Stearns Farm was founded by Penelope Turton in the early 1950s, and she farmed this land for almost 40 years. Penelope was an English friend of the Welch family who moved to Framingham after WWII. She sold her organic produce at a farm stand and hired local people as farm hands. As Penelope got older she sought a way to preserve Stearns Farm as a working organic farm and was attracted by the then-novel idea of Community Supported Agriculture (CSA). Current Stearns Farm sharers Nina Kornstein, Tom Yelton, and John Blanchard were part of the group that worked with Penelope to create Stearns Farm CSA. In this interview Nina Kornstein (in black shirt) shares some of her memories of working with Penelope during those early years.
Q: How long have you been part of Stearns Farm?
A: I found Stearns in the Yellow Pages and came to pick and buy organic raspberries and blackberries in June of 1983. Penelope needed help and hired me at minimum wage to work as a field hand for the summer and fall of 1983. I was 29 yrs old and taking some time off from graduate school. My husband and I had just bought a house in Framingham and I wanted to learn how to grow my own organic garden. Penelope taught me a lot and I supplied my neighborhood with vegetables from my abundant garden for many years.
Q: How were you involved in the transformation of Stearns Farm into a CSA?
A: A number of Penelope’s customers began meeting as a group to create the CSA in the late 1980’s, and by 1990 we had become a Board of Directors, which was necessary in order for the Farm to get its non-profit status. Laurie Daly was president and Dick Daly was treasurer, I was vice-president, Cindy Stucchi shared the job of secretary with Cecelia Parks. Tom Yelton was also a member of the Board.
Q: What were some of the biggest challenges that faced Stearns Farm in its early years as a CSA?

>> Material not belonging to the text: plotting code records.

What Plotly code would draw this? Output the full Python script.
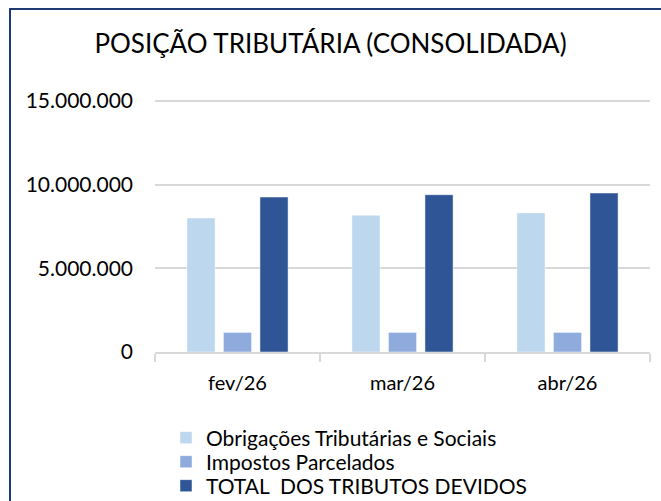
import plotly.graph_objects as go

categories = ["fev/26", "mar/26", "abr/26"]
obrigacoes = [8010000, 8170000, 8310000]
parcelados = [1170000, 1170000, 1170000]
total = [9260000, 9400000, 9500000]
series_names = ["Obrigações Tributárias e Sociais", "Impostos Parcelados", "TOTAL  DOS TRIBUTOS DEVIDOS"]
colors = ["#BDD7EE", "#8FAADC", "#2F5597"]
y_ticks = [0, 5000000, 10000000, 15000000]
y_tick_labels = ["0", "5.000.000", "10.000.000", "15.000.000"]

W, H = 661, 501
ML, MR, MT, MB = 155, 11, 99, 149
FONT = "Lato, 'Open Sans', sans-serif"
legend_ids = ["legend", "legend2", "legend3"]
legend_centers_px = [438, 462, 486]

fig = go.Figure()
for name, vals, col, lid in zip(series_names, [obrigacoes, parcelados, total], colors, legend_ids):
    fig.add_trace(go.Bar(
        x=categories, y=vals, name=name, legend=lid,
        marker=dict(color=col, line=dict(color="rgba(255,255,255,0.6)", width=0.8)),
    ))

pw = W - ML - MR
ph = H - MT - MB
def px_x(p):
    return (p - ML) / pw
def px_y(p):
    return 1 - (p - MT) / ph

legend_common = dict(orientation="v", xref="container", yref="container",
                     x=166 / W, xanchor="left", yanchor="middle",
                     font=dict(family=FONT, size=21, color="#000000"),
                     bgcolor="rgba(0,0,0,0)", itemclick=False, itemdoubleclick=False)
legend_layout = {}
for lid, cy in zip(legend_ids, legend_centers_px):
    legend_layout[lid] = dict(legend_common, y=1 - cy / H)

fig.update_layout(
    width=W, height=H,
    margin=dict(l=ML, r=MR, t=MT, b=MB, pad=0, autoexpand=False),
    paper_bgcolor="white", plot_bgcolor="white",
    barmode="group", bargap=0.336, bargroupgap=0.23,
    font=dict(family=FONT, size=21, color="#000000"),
    title=dict(text="POSIÇÃO TRIBUTÁRIA (CONSOLIDADA)", x=0.5, xref="container",
               xanchor="center", yref="container", y=1 - 44 / H, yanchor="middle",
               font=dict(family=FONT, size=26, color="#000000")),
    showlegend=True,
    xaxis=dict(showgrid=False, showline=True, linecolor="#D9D9D9", linewidth=1.5,
               ticks="outside", tickson="boundaries", ticklen=8, tickcolor="#D9D9D9", tickwidth=1.5,
               tickfont=dict(family=FONT, size=20, color="#000000"), ticklabelstandoff=12),
    yaxis=dict(range=[0, 15120000], tickmode="array", tickvals=y_ticks, ticktext=y_tick_labels,
               showgrid=True, gridcolor="#D9D9D9", gridwidth=1.5, zeroline=False, showline=False,
               ticks="", tickfont=dict(family=FONT, size=21, color="#000000"), ticklabelstandoff=21),
    shapes=[dict(type="rect", xref="paper", yref="paper",
                 x0=px_x(10), x1=px_x(675), y0=px_y(515), y1=px_y(9),
                 line=dict(color="#1F3B73", width=2), fillcolor="rgba(0,0,0,0)", layer="above")],
    **legend_layout,
)

fig.write_html(
    "out.html",
    config={"displayModeBar": False},
    post_script="document.body.style.margin='0';document.body.style.overflow='hidden';",
)
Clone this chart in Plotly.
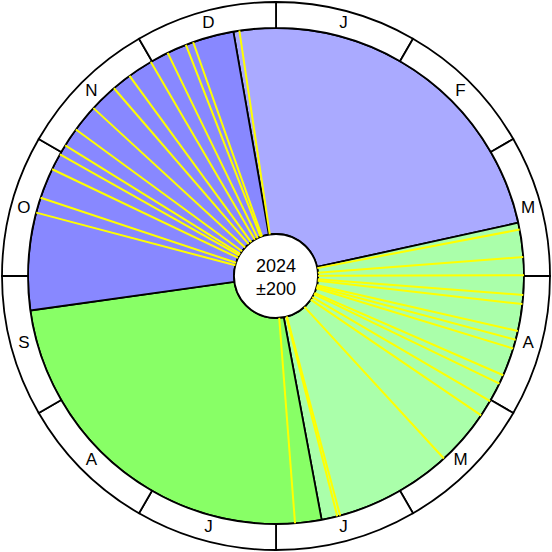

A: Finding and retaining a good farmer! Penelope had a very strong personality and had been running the farm on her own for decades, so it was hard for her to hand over the reins to someone else. Also we couldn’t afford to pay a farmer very much, certainly not a living wage. We had a lot of farmer turnover in those early years: the first CSA year we hired farmer Amy Wales (1990), and after she didn’t get along with Penelope (they weren’t on speaking terms at the end of the season!) we hired farmer Tim Cooke (1991, 1992). In the second year of our contract with Tim he had us write into the contract that Penelope or the Board would not interfere with him during the farm season because Penelope was so overbearing! We were so desperate for a farmer we agreed.
After that we had a series of different farmers—none lasted for more than a year or two. Some of the farmers we interviewed didn’t want the job because we didn’t have a tractor, a greenhouse, or other infrastructure, and we couldn’t pay a living wage. That changed when I serendipitously found Kathy Huckins in 1998 (pictured above, in blue shirt). I was sitting next to Laurie Lee (current Framingham Selectman) at my neighborhood pool and tennis cooperative and mentioned we were looking for a farmer. She knew Kathy from her homeschooling community and suggested I give her a call. The rest is history. With Kathy’s guidance, extremely hard work, and competence, our farm finally began to thrive and grow.
Q: How has the farm changed in the 30+ years you’ve been part of it, and what has stayed the same?
A: The farm has grown and expanded. During Kathy’s twelve-year tenure we bought tractors and other equipment, built a greenhouse, installed irrigation systems, initiated stone soup for community lunch, and created an expanding CSA that enabled us to begin to pay our farmer more and give her benefits. Kathy also negotiated more land with other farmers in our community, which enable us to use the parkland to grow more food. Until Kathy farmed Stearns, the other local farmers saw us as a garden club. She was able to connect with Hanson’s Farm, Doug Stephan at Eastleigh and the Harringtons next door to create relationships that really helped Stearns Farm.
Under Kathy’s tenure we became a much larger community (our first CSA had 10 sharers and now we have 160); we also began to invite community members to the farm as volunteers, to have the opportunity to learn about farming. As we have expanded our membership we have been able to increase the farmer’s salary and provide a living wage. Kathy pioneered the winter share which is wonderful. It is amazing to get local produce in November and December. What has stayed the same is the beauty of this place, the fact that it is an organic farm, and the wonderful local vegetables and fruits that the farm provides us.
Susan Peters worked on our farm when Kathy was the farmer. Now as our farmer she is doing an incredible job moving the farm into the future and maintaining the systems and practices that Kathy created while adding her own management style. We are very fortunate to have Susan, and I am optimistic that our farm will continue to thrive.